Can I add drivers to the image in the Free version?

KatzWo

Member
I am facing 2 issues:

1) The ASUS drivers for my laptop (on the manufacturer's website) can only be downloaded as exe's, not inf's

2) Even when I add the folder containing these drivers, I still can't see the status 'Missing' become 'Found'
 
The free version supports full driver integration.

1. Extract driver files from EXE's using 7-Zip, innoextract, or using some command-line that's only known to other users on your OEM's forum.

2. On the right is the HW checklist for the host. NTLite is checking if the loaded image is missing drivers for devices matching this host.
If your target system has different HW, then ignore the "Missing" flags.​

With the licensed version, you can auto-import the host's driver files into the image without searching folders.
 
The free version supports full driver integration.

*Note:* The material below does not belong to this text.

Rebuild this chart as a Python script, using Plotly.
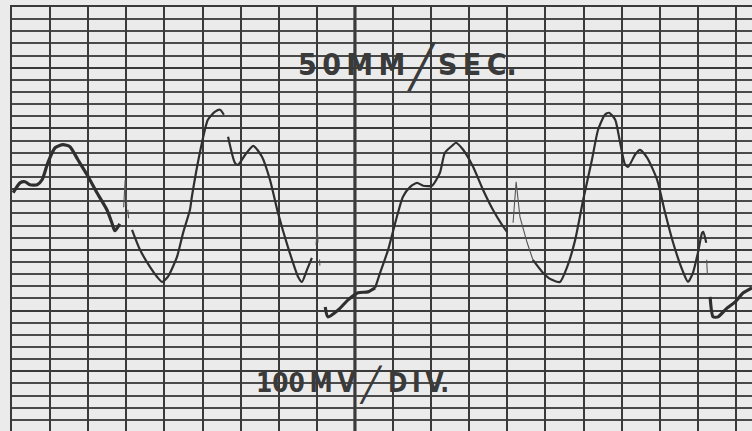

1. Extract driver files from EXE's using 7-Zip, innoextract, or using some command-line that's only known to other users on your OEM's forum.

2. On the right is the HW checklist for the host. NTLite is checking if the loaded image is missing drivers for devices matching this host.
If your target system has different HW, then ignore the "Missing" flags.​

With the licensed version, you can auto-import the host's driver files into the image without searching folders.
How come these .exe drivers, when extracted by 7zip, don't have any .inf files?
 
Did you read all the answers on #1? There is no universal self-installing format, several exist. You have to figure out if it's 7-Zip compatible, Innoextract, some obscure command line, or no option at all. Unless it's provided, Google is your friend.
 
Did you read all the answers on #1? There is no universal self-installing format, several exist. You have to figure out if it's 7-Zip compatible, Innoextract, some obscure command line, or no option at all. Unless it's provided, Google is your friend.
Okay I figured it out thank you.

One question I'm left having: Is it okay if I install drivers for many different makes / models of laptops (ASUS and ACER in my case), would that cause any issues with deploying the image? I am talking about injecting drivers for different makes of laptops into the same image.
 
This is a common scenario, you can merge different driver sets into the same image as long as they don't DUPLICATE device ID's. When there are duplicates, the first INF Windows matches wins and gets loaded. This winning driver may not always be the one you expected.

Otherwise, you can have different sets mixed together. In reality, most OEMs use a limited number of chipsets and some of them are actually the same for different brands or models. For example, most NVIDIA cards can share drivers since they're all written by NVIDIA.

Some users will borrow drivers labeled for another brand, if the chipset matches.

Adding extra drivers just increases the size of the ISO, and the installed image's size unless you run "pnputil -d" (or a similar function) to delete the unused drivers from the system.

If the driver sets are very specific, then you need to write some expert Post-Setup scripts which query BIOS to to get the model number, and then run specific driver EXE's or PNP drivers commands.